Organize Your Team to Meet SLOs and SLAs in the Cloud Native Era

As an engineering leader, your role in organizing your team to meet SLOs and SLAs in the era of cloud native architecture is crucial to your company’s success. This article provides insights and practical guidance on how to organize your team to get clarity on the current state of your teams and systems to make the right investments for the future. We’ll also look at the importance of consistency in edge metrics—like those delivered by Envoy Gateway—to the success of a monthly service review.

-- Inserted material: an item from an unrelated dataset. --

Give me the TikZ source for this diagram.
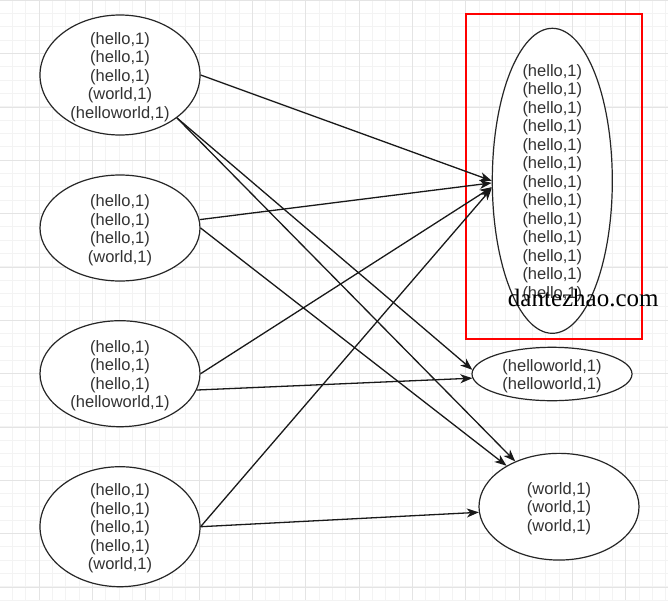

Tetrate offers an enterprise-ready, 100% upstream distribution of Istio, Tetrate Istio Subscription (TIS). TIS is the easiest way to get started with Istio for production use cases. TIS+, a hosted Day 2 operations solution for Istio, adds a global service registry, unified Istio metrics dashboard, and self-service troubleshooting.
Whether you are building B2B SaaS solutions, internal software, or B2C software, your work directly impacts the performance of our systems, which is critical to ensuring our business’s success.

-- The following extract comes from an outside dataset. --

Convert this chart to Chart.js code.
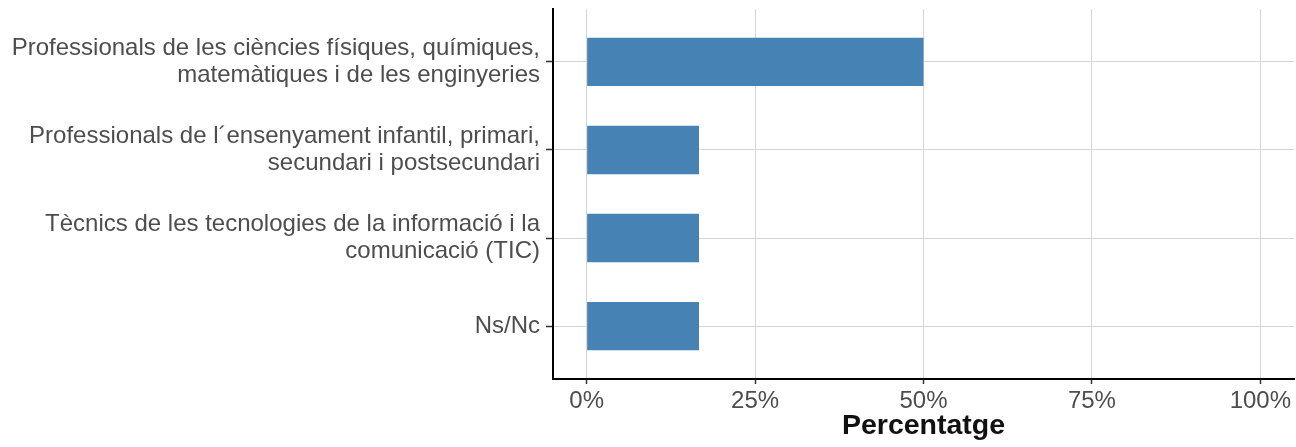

As the providers of a SaaS solution, you understand the weight of ensuring that our software is meeting our clients’ service level agreements (SLAs).
If you provide systems for critical business functions within your organization, you know that how well you meet your service level objectives (SLOs) directly impacts the success of the business.

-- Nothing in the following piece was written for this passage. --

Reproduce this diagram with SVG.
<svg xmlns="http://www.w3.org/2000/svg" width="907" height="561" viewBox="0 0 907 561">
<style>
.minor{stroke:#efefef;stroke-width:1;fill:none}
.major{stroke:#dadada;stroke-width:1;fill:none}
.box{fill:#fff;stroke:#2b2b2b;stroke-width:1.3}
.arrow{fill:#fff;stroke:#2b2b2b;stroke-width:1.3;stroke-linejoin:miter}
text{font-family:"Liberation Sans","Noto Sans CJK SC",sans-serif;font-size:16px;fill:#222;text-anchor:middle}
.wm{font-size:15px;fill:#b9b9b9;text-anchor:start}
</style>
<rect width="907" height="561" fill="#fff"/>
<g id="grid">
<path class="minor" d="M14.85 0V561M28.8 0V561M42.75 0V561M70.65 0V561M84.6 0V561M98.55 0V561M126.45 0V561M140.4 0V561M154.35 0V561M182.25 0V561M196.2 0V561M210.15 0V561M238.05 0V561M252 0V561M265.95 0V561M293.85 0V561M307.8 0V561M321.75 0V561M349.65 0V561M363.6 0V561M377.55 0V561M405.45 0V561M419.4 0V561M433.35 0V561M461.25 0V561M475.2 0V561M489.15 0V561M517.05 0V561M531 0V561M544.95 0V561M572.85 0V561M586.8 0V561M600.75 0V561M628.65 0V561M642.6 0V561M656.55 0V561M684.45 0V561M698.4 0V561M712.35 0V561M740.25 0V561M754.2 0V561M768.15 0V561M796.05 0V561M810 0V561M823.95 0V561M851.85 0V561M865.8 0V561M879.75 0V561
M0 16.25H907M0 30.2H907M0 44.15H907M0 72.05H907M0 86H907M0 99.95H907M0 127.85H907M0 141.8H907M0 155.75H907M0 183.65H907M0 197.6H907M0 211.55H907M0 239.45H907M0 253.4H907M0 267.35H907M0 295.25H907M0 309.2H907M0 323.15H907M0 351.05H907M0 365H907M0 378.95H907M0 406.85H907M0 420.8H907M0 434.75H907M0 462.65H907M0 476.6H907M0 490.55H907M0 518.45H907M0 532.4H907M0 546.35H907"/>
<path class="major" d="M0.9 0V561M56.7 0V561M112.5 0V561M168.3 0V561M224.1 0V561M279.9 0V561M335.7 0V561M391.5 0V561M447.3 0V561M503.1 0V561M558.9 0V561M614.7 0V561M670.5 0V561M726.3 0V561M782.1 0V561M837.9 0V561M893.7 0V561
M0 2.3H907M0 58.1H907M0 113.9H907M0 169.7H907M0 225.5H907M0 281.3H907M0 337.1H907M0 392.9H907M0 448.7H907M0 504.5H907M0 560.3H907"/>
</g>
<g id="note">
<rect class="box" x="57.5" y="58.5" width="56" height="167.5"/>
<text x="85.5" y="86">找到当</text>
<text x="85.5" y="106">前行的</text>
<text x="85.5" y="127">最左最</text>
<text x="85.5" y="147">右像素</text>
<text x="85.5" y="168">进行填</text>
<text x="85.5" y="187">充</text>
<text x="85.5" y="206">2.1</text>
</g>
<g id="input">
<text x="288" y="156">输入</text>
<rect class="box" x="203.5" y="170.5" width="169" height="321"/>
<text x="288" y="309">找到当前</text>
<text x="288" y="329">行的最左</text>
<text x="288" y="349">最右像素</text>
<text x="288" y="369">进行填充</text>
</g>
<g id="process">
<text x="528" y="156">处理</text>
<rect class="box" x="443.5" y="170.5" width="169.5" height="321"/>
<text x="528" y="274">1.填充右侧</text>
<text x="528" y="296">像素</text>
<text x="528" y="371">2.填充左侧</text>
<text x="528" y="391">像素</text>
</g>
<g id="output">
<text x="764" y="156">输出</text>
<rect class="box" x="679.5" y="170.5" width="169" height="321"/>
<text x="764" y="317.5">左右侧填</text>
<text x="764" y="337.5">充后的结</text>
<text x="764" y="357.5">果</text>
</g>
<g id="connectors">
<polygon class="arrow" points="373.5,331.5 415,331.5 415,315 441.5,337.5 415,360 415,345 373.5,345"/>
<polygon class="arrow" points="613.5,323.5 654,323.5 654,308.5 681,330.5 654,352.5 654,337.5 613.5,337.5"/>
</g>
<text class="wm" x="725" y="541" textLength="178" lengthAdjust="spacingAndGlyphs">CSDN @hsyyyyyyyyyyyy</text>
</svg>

If you have a B2C solution, you know how important it is to ensure that every user has a good experience with your software.
The Performance Clarity Challenges of Cloud Computing
While the era of cloud architecture has improved scalability and resiliency, tracking service quality levels has become increasingly complex. Our distributed multi-component systems have posed more challenges than clarity regarding how a system is doing.
As the number of components in our systems grows, it becomes increasingly difficult to get a clear picture of what is impacting your SLOs. It also gets harder to measure, pinpoint problems, and hold people accountable for taking action to improve performance.
When examining SLAs and SLOs, we need to consider the quality delivered to clients and users. By stepping back from all the small components that make up your system, we can gain clarity. We focus on the time between a request arriving at the boundary of your system and the response.
Set Your Team Up for Success
Establish goals, accountability, and transparency in your organization to clarify whether and where investments are necessary to meet SLAs and SLOs.
Establish Goals
Each team should be responsible for memorializing their SLOs. Not all services are equally critical, so SLOs vary slightly between services.
Establish Accountability
Ask all your teams to appoint a person responsible for their team’s Service performance.
Organize Monthly Service Review
Measure
It is no surprise that the first step is to measure. If you’re unaware of the status of service quality, you won’t be able to make decisions rooted in reality.
It can be overwhelming to pick what to measure; however, start simple and measure the most critical items. Three areas that are directly linked to the quality of the service you provide to users:
- Outages
- How many complete outages did we have, for how long, and which components?
- Errors
- Application error rate trends – what is the % of errors in total traffic?
- Performance
- API response performance trends – is it getting slower or faster?
- Static content delivery performance – is it getting slower or faster?
Attribute
For accountability clarity, ensure all metrics are appropriately attributed to the application and team.
Attribute performance metrics by:
- Owning team
- Application
- Environment
Teams might argue that they depend on other underlying systems that aren’t able to meet their applications’ performance needs. However, accountability is essential here. As a leader, you must empower the person owning a product’s service quality to have the necessary conversations with the owners of the systems they depend on. Remember, often, the solution sits on both sides of the fence.
Report
Organize the findings into a digestible monthly report, broken down by team and applications.
Ask all service performance owners to add commentary to the report to shed light on the outages, errors, and performance changes.
Ask all service performance owners to add any action points taken in the past month and any planned actions anticipated to impact performance (positive or negative).
Review
Set up a monthly meeting to review performance with all service performance owners, underlying systems and infrastructure owners, and internal business stakeholders. Make sure your operations team is involved in this meeting.
Act
Take action to address issues in the system’s performance quality. Address performance issues with engineering actions and measure the impact.
Pick Edge Components That Make It Easy to Measure Performance
Consistency in edge metrics will make measuring and reporting much easier. It is important to pick a solution that provides the granularity to measure and attribute appropriately.
Envoy Proxy, a mature reverse proxy originally developed at Lyft, allows you to capture rich metrics from requests. It enables you to measure performance, collect metrics data to attribute performance, and use it to report on service performance.
However, without a scalable control plane, Envoy Proxy can be difficult to manage and configure. The easiest way to use Envoy Proxy to handle incoming requests to your system is to run it as a Kubernetes Gateway managed by Envoy Gateway.
Even though Envoy Gateway enables you to use Envoy Proxy as a Kubernetes Gateway, you can route traffic outside and inside Kubernetes, allowing you to have a consistent technology component regardless of whether you have Kubernetes-hosted services.